Koi no yokan: why I don’t believe in love at first sight

Koi no yokan: why I don't believe in love at first sight
Koi no yokan: why I don’t believe in love at first sight

Note: Alec claims a different first meeting, one where he found me sitting on a bench outside Southridge. That encounter probably did occur, but only after we had met already. I’m not offended that he doesn’t remember—he has the memory of a goldfish.

Koi no yokan can be roughly described as “the sense upon first meeting a person that the two of you are going to fall into love.”

I’m not sure I believe in love at first sight. But when I heard an explanation of the Japanese phrase koi no yokan, the meaning resonated with me. 

Because that’s what I felt when I first met Alec.


The very day I moved into Southridge Apartments, I found myself invited to a movie night across the hall. And of course, eager as I was to befriend my new neighbors, I showed up. I introduced myself to everyone, ate the cookies offered by my hosts, and sat smushed between strangers while we watched Remember the Titans.

About halfway through the movie, another guest arrived. In the dark apartment I couldn’t make out any of his features—at least, not well enough to determine how cute (or not cute) he might be. But I could hear his voice clearly, and that’s what got my attention:

“What’re we watching tonight?” he said. My ears perked up as they caught hints of an accent.

Remember the Titans,” someone replied.

“Oh, right, that’s the one about that silly American sport you guys play,” he joked. “Real men play rugby!”

British, I realized. I tried not to give away my excitement, focusing instead on the movie until it ended a while later. 
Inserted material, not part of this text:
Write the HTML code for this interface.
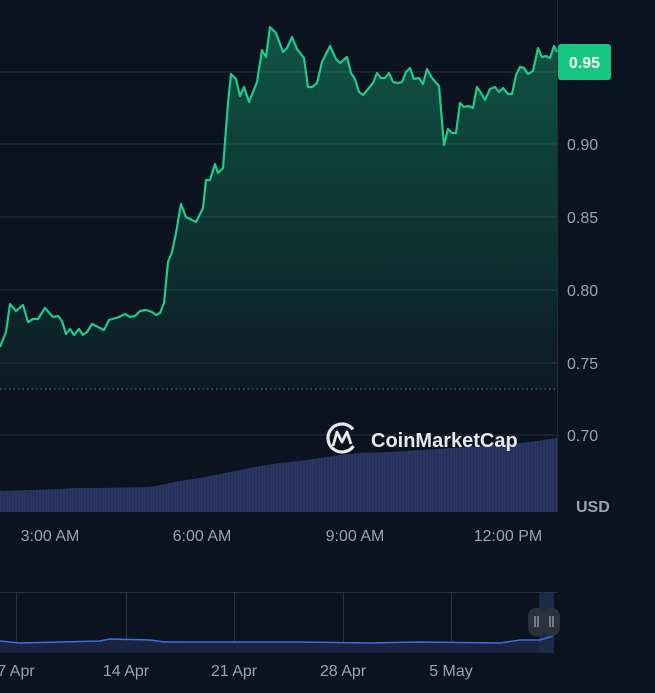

Then the lights came up and I pretended not to notice the cute English boy sitting across from me, leaning against the wall.

He caught my attention after he realized I was a new face. We introduced ourselves and talked about various things—I remember asking about church the next morning, where it would be and what time. I was thrilled when he offered to walk me there himself.

When everyone parted that night, I returned to my empty apartment and texted a few friends: I met the cutest guy, I told them. He’s from England and his name is Alec and he’s walking me to church in the morning! Can I call dibs?

It was juvenile, sure. I had only just met him, and half of my excitement probably stemmed from the fact that he perfectly filled my Dream Guy profile: he was attractive and he was British. Yet there was a piece of me that felt a connection to this stranger—a sort of hyper-awareness from the first moment he walked into my life, continuing all through our tangled friendship and into those initial steps toward love and marriage.

I’d be lying if I said it was love at first sight: A crush at first sight, definitely. And the desire to know him better. But true love? Not so much.

True love came with time, and it’s growing every day.